TASK DESCRIPTION: Without the pictures, set down every line of the data exactly.

** start of DATA EXCERPT **

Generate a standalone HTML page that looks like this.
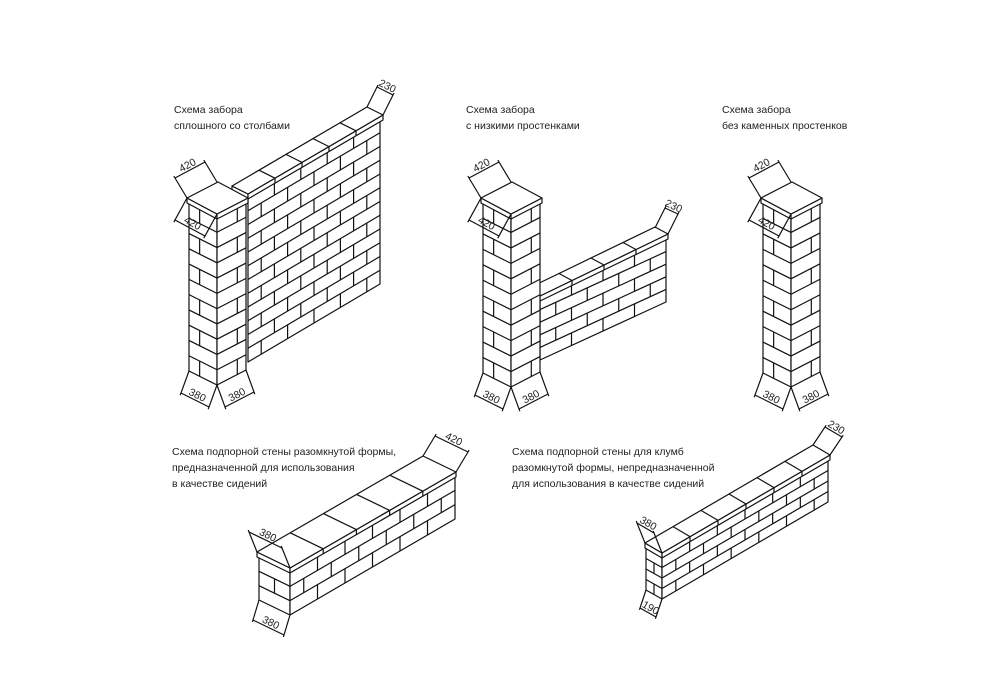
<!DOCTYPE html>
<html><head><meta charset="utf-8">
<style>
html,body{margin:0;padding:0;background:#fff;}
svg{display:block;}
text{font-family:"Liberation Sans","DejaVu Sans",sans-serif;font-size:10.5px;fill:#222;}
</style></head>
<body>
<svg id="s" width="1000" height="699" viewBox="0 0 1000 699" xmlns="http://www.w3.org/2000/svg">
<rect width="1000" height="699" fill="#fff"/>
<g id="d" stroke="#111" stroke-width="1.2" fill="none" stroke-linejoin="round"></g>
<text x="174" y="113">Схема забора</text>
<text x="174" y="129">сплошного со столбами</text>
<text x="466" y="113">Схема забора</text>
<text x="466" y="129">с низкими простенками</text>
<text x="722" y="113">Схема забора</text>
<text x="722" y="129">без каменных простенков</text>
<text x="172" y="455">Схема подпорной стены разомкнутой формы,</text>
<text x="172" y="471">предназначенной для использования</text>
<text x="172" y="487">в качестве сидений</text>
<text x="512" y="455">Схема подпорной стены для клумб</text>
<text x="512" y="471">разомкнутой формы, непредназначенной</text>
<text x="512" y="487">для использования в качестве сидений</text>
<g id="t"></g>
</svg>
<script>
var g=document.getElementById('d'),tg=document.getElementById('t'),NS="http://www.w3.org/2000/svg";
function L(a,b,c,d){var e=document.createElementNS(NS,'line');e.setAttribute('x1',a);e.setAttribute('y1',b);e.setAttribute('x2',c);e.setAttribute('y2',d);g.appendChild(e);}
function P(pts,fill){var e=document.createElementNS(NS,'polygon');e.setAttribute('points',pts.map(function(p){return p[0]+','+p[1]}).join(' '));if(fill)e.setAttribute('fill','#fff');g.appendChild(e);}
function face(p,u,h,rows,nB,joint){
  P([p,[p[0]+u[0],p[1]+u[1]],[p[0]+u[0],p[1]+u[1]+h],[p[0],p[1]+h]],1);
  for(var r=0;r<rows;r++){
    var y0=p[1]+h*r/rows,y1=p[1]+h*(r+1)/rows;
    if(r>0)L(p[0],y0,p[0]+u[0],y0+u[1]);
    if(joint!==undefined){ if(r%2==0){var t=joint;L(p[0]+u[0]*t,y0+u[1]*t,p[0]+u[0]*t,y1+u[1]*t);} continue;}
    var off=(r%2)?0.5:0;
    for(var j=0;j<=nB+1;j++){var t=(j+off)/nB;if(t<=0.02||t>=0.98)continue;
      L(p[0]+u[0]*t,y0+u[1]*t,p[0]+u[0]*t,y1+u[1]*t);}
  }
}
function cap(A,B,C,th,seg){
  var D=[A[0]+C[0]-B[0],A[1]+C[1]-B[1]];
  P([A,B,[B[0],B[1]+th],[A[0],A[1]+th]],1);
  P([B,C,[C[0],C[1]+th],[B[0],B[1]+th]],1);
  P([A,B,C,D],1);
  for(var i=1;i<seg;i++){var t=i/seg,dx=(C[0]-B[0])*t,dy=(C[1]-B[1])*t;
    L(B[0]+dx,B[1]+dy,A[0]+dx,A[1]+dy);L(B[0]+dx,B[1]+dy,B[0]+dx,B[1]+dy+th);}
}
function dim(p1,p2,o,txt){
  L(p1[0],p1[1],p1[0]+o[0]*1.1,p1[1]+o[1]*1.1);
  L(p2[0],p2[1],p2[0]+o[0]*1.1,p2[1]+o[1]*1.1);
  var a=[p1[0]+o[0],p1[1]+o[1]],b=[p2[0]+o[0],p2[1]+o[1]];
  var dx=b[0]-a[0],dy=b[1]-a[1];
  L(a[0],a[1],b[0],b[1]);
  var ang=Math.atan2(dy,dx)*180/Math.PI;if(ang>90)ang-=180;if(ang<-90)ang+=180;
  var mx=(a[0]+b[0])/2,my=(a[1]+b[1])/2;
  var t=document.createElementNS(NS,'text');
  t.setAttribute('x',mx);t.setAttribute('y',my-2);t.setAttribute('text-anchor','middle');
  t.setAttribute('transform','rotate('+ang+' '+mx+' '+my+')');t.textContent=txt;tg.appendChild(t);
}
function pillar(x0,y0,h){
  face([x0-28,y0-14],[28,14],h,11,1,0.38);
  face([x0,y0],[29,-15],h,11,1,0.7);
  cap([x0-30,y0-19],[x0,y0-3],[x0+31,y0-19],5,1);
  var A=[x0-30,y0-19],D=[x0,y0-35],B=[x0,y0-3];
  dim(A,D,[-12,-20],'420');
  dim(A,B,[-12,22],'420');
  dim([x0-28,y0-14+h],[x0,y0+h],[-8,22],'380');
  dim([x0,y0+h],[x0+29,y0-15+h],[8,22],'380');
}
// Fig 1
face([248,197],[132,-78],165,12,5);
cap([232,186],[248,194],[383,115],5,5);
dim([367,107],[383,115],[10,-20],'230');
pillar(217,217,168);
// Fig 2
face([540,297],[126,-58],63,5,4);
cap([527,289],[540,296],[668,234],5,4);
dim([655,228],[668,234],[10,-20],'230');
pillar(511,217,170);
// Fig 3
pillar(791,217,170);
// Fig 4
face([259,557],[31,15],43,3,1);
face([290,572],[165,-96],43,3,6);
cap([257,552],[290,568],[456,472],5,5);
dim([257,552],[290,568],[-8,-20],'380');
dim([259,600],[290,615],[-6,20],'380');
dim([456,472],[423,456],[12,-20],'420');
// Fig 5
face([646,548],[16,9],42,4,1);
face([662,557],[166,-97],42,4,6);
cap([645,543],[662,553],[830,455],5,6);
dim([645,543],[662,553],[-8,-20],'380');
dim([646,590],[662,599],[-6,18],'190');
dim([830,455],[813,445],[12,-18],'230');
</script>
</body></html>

** end of DATA EXCERPT **

TASK OUTPUT:
Generate a standalone HTML page that looks like this.
<!DOCTYPE html>
<html><head><meta charset="utf-8">
<style>
html,body{margin:0;padding:0;background:#fff;}
svg{display:block;}
text{font-family:"Liberation Sans","DejaVu Sans",sans-serif;font-size:10.5px;fill:#222;}
</style></head>
<body>
<svg id="s" width="1000" height="699" viewBox="0 0 1000 699" xmlns="http://www.w3.org/2000/svg">
<rect width="1000" height="699" fill="#fff"/>
<g id="d" stroke="#111" stroke-width="1.2" fill="none" stroke-linejoin="round"></g>
<text x="174" y="113">Схема забора</text>
<text x="174" y="129">сплошного со столбами</text>
<text x="466" y="113">Схема забора</text>
<text x="466" y="129">с низкими простенками</text>
<text x="722" y="113">Схема забора</text>
<text x="722" y="129">без каменных простенков</text>
<text x="172" y="455">Схема подпорной стены разомкнутой формы,</text>
<text x="172" y="471">предназначенной для использования</text>
<text x="172" y="487">в качестве сидений</text>
<text x="512" y="455">Схема подпорной стены для клумб</text>
<text x="512" y="471">разомкнутой формы, непредназначенной</text>
<text x="512" y="487">для использования в качестве сидений</text>
<g id="t"></g>
</svg>
<script>
var g=document.getElementById('d'),tg=document.getElementById('t'),NS="http://www.w3.org/2000/svg";
function L(a,b,c,d){var e=document.createElementNS(NS,'line');e.setAttribute('x1',a);e.setAttribute('y1',b);e.setAttribute('x2',c);e.setAttribute('y2',d);g.appendChild(e);}
function P(pts,fill){var e=document.createElementNS(NS,'polygon');e.setAttribute('points',pts.map(function(p){return p[0]+','+p[1]}).join(' '));if(fill)e.setAttribute('fill','#fff');g.appendChild(e);}
function face(p,u,h,rows,nB,joint){
  P([p,[p[0]+u[0],p[1]+u[1]],[p[0]+u[0],p[1]+u[1]+h],[p[0],p[1]+h]],1);
  for(var r=0;r<rows;r++){
    var y0=p[1]+h*r/rows,y1=p[1]+h*(r+1)/rows;
    if(r>0)L(p[0],y0,p[0]+u[0],y0+u[1]);
    if(joint!==undefined){ if(r%2==0){var t=joint;L(p[0]+u[0]*t,y0+u[1]*t,p[0]+u[0]*t,y1+u[1]*t);} continue;}
    var off=(r%2)?0.5:0;
    for(var j=0;j<=nB+1;j++){var t=(j+off)/nB;if(t<=0.02||t>=0.98)continue;
      L(p[0]+u[0]*t,y0+u[1]*t,p[0]+u[0]*t,y1+u[1]*t);}
  }
}
function cap(A,B,C,th,seg){
  var D=[A[0]+C[0]-B[0],A[1]+C[1]-B[1]];
  P([A,B,[B[0],B[1]+th],[A[0],A[1]+th]],1);
  P([B,C,[C[0],C[1]+th],[B[0],B[1]+th]],1);
  P([A,B,C,D],1);
  for(var i=1;i<seg;i++){var t=i/seg,dx=(C[0]-B[0])*t,dy=(C[1]-B[1])*t;
    L(B[0]+dx,B[1]+dy,A[0]+dx,A[1]+dy);L(B[0]+dx,B[1]+dy,B[0]+dx,B[1]+dy+th);}
}
function dim(p1,p2,o,txt){
  L(p1[0],p1[1],p1[0]+o[0]*1.1,p1[1]+o[1]*1.1);
  L(p2[0],p2[1],p2[0]+o[0]*1.1,p2[1]+o[1]*1.1);
  var a=[p1[0]+o[0],p1[1]+o[1]],b=[p2[0]+o[0],p2[1]+o[1]];
  var dx=b[0]-a[0],dy=b[1]-a[1];
  L(a[0],a[1],b[0],b[1]);
  var ang=Math.atan2(dy,dx)*180/Math.PI;if(ang>90)ang-=180;if(ang<-90)ang+=180;
  var mx=(a[0]+b[0])/2,my=(a[1]+b[1])/2;
  var t=document.createElementNS(NS,'text');
  t.setAttribute('x',mx);t.setAttribute('y',my-2);t.setAttribute('text-anchor','middle');
  t.setAttribute('transform','rotate('+ang+' '+mx+' '+my+')');t.textContent=txt;tg.appendChild(t);
}
function pillar(x0,y0,h){
  face([x0-28,y0-14],[28,14],h,11,1,0.38);
  face([x0,y0],[29,-15],h,11,1,0.7);
  cap([x0-30,y0-19],[x0,y0-3],[x0+31,y0-19],5,1);
  var A=[x0-30,y0-19],D=[x0,y0-35],B=[x0,y0-3];
  dim(A,D,[-12,-20],'420');
  dim(A,B,[-12,22],'420');
  dim([x0-28,y0-14+h],[x0,y0+h],[-8,22],'380');
  dim([x0,y0+h],[x0+29,y0-15+h],[8,22],'380');
}
// Fig 1
face([248,197],[132,-78],165,12,5);
cap([232,186],[248,194],[383,115],5,5);
dim([367,107],[383,115],[10,-20],'230');
pillar(217,217,168);
// Fig 2
face([540,297],[126,-58],63,5,4);
cap([527,289],[540,296],[668,234],5,4);
dim([655,228],[668,234],[10,-20],'230');
pillar(511,217,170);
// Fig 3
pillar(791,217,170);
// Fig 4
face([259,557],[31,15],43,3,1);
face([290,572],[165,-96],43,3,6);
cap([257,552],[290,568],[456,472],5,5);
dim([257,552],[290,568],[-8,-20],'380');
dim([259,600],[290,615],[-6,20],'380');
dim([456,472],[423,456],[12,-20],'420');
// Fig 5
face([646,548],[16,9],42,4,1);
face([662,557],[166,-97],42,4,6);
cap([645,543],[662,553],[830,455],5,6);
dim([645,543],[662,553],[-8,-20],'380');
dim([646,590],[662,599],[-6,18],'190');
dim([830,455],[813,445],[12,-18],'230');
</script>
</body></html>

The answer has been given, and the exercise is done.